Выйдя из военкомата, Доронин пошел по улицам города, размышляя над делом Солода, с каждой бумажкой которого он внимательно ознакомился. Дело было такое солидное и педантично основательное, что сама эта основательность привлекла к себе внимание Макара Сидоровича.

А может, такая щепетильность продиктована военной специальностью Ивана Николаевича? Ведь интенданты хорошо знают цену бумажке, скрепленной гербовой печатью. Возможно, что так...

Макар Сидорович с тревогой подумал о том, что ко всем документам Солода он добавил еще один, да еще какой!.. Не ошибся ли он, давая ему рекомендацию в партию? Это его начало серьезно беспокоить. Ведь он с сегодняшнего дня несет партийную ответственность и за его прошлое, и за настоящее, и за будущее. Хотя с него не снималась такая ответственность и раньше, но теперь Солод собирался стать членом партии. Макар Сидорович расценивал выдачу рекомендации как нечто большее, гораздо важнее, чем связь между родными братьями, между отцом и сыном.
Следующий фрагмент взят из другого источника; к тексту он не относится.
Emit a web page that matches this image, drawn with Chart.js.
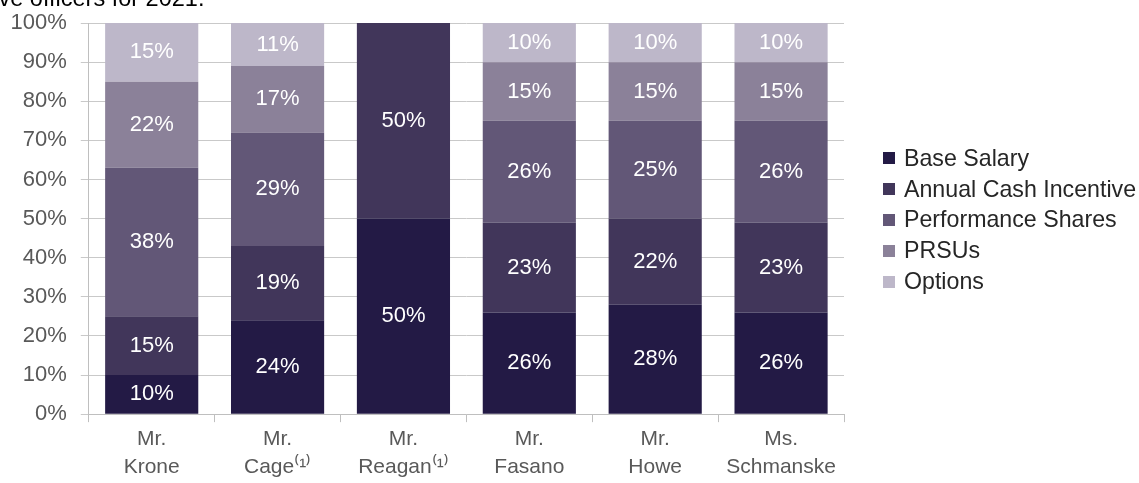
<!DOCTYPE html>
<html>
<head>
<meta charset="utf-8">
<script src="https://cdn.jsdelivr.net/npm/chart.js@4/dist/chart.umd.min.js"></script>
<style>
  body { margin: 0; background: #fff; font-family: "Liberation Sans", Arial, sans-serif; }
  #wrap { position: relative; width: 1139px; height: 483px; overflow: hidden; }
  #caption { position: absolute; left: -76px; top: -14px; font-size: 23.5px; line-height: 24px; color: #000; white-space: nowrap; }
  #legend { position: absolute; left: 883px; top: 143px; }
  #legend ul { list-style: none; margin: 0; padding: 0; }
  #legend li { display: flex; align-items: center; height: 30.8px; font-size: 23.2px; color: #262626; white-space: nowrap; }
  #legend span.box { display: inline-block; width: 12px; height: 12px; margin-right: 9px; }
</style>
</head>
<body>
<div id="wrap">
  <div id="caption">executive officers for 2021.</div>
  <canvas id="chart"></canvas>
  <div id="legend"></div>
</div>
<script>
const categories = [
  ["Mr.", "Krone"],
  ["Mr.", "Cage⁽¹⁾"],
  ["Mr.", "Reagan⁽¹⁾"],
  ["Mr.", "Fasano"],
  ["Mr.", "Howe"],
  ["Ms.", "Schmanske"],
];
const seriesNames = ["Base Salary", "Annual Cash Incentive", "Performance Shares", "PRSUs", "Options"];
const baseSalary = [10, 24, 50, 26, 28, 26];
const annualCash = [15, 19, 50, 23, 22, 23];
const perfShares = [38, 29, 0, 26, 25, 26];
const prsus = [22, 17, 0, 15, 15, 15];
const options = [15, 11, 0, 10, 10, 10];
const colors = ["#231a45", "#41365a", "#625777", "#8b8199", "#bdb7c9"];

// white % labels in the middle of each segment
const segmentLabels = {
  id: "segmentLabels",
  afterDatasetsDraw(chart) {
    const ctx = chart.ctx;
    ctx.save();
    ctx.font = '22px "Liberation Sans", Arial, sans-serif';
    ctx.fillStyle = "#ffffff";
    ctx.textAlign = "center";
    ctx.textBaseline = "middle";
    chart.data.datasets.forEach((ds, i) => {
      chart.getDatasetMeta(i).data.forEach((bar, j) => {
        const v = ds.data[j];
        if (!v) return;
        ctx.fillText(v + "%", bar.x, (bar.y + bar.base) / 2);
      });
    });
    ctx.restore();
  },
};

const htmlLegend = {
  id: "htmlLegend",
  afterUpdate(chart) {
    const el = document.getElementById("legend");
    el.innerHTML = "";
    const ul = document.createElement("ul");
    chart.data.datasets.forEach((ds) => {
      const li = document.createElement("li");
      const box = document.createElement("span");
      box.className = "box";
      box.style.background = ds.backgroundColor;
      li.appendChild(box);
      li.appendChild(document.createTextNode(ds.label));
      ul.appendChild(li);
    });
    el.appendChild(ul);
  },
};

const values = [baseSalary, annualCash, perfShares, prsus, options];
const fam = '"Liberation Sans", Arial, sans-serif';

new Chart(document.getElementById("chart"), {
  type: "bar",
  data: {
    labels: categories,
    datasets: seriesNames.map((name, i) => ({
      label: name,
      data: values[i],
      backgroundColor: colors[i],
      barPercentage: 0.74,
      categoryPercentage: 1,
    })),
  },
  options: {
    responsive: true,
    maintainAspectRatio: false,
    animation: false,
    layout: { padding: { left: -3.5, top: 0, right: 295, bottom: -1 } },
    plugins: {
      legend: { display: false },
      tooltip: { enabled: false },
    },
    scales: {
      x: {
        stacked: true,
        grid: { display: true, drawOnChartArea: false, offset: true, tickLength: 8, color: "#bfbfbf" },
        border: { color: "#bfbfbf" },
        ticks: { color: "#595959", font: { family: fam, size: 21, lineHeight: 1.33 }, padding: 3, maxRotation: 0 },
      },
      y: {
        stacked: true,
        min: 0,
        max: 100,
        grid: { color: "#c9c9c9", tickLength: 8 },
        border: { color: "#bfbfbf" },
        // small lineHeight only trims the top margin chart.js reserves for the 100% label
        ticks: { stepSize: 10, color: "#595959", font: { family: fam, size: 22, lineHeight: 0.82 }, padding: 14, callback: (v) => v + "%" },
      },
    },
  },
  plugins: [segmentLabels, htmlLegend],
});
</script>
</body>
</html>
Макар Сидорович редко отказывал людям, обращавшимся к нему за рекомендациями, но после этого ревностно следил за их работой, политическим самообразованием, поведением. И ему пока что ни разу не пришлось краснеть за кого-то из них.

Итак, Доронин чувствовал двойной моральный долг до конца проверить каждый шаг в жизни Солода. Его не удовлетворяло огромное количество различных документов в личном деле Ивана Николаевича. В тщательности Солода Макар Сидорович чувствовал что-то фальшивое, как и в его поведении в последнее время.

Огромные изменения, произошедшие в жизни нашего общества в течение последних двух лет, были не в пользу Солода, а в пользу Козлова. Раньше Доронин не мог и подумать о возможности ознакомления с теми делами, которые находились в железных сейфах КГБ. Даже партийным работникам значительно более высокого ранга доступ к ним был закрыт. Теперь же Доронин с помощью секретаря горкома мог проверить, кто и каким образом отправил Козлова в лагерь.

Если письма, о которых упоминал Козлов, окажутся анонимными, это только поможет разоблачить Солода. Человек с чистой совестью никогда не боится назвать свое имя. А установить настоящее имя анонима, когда он ограничен определенным кругом людей, не слишком трудно.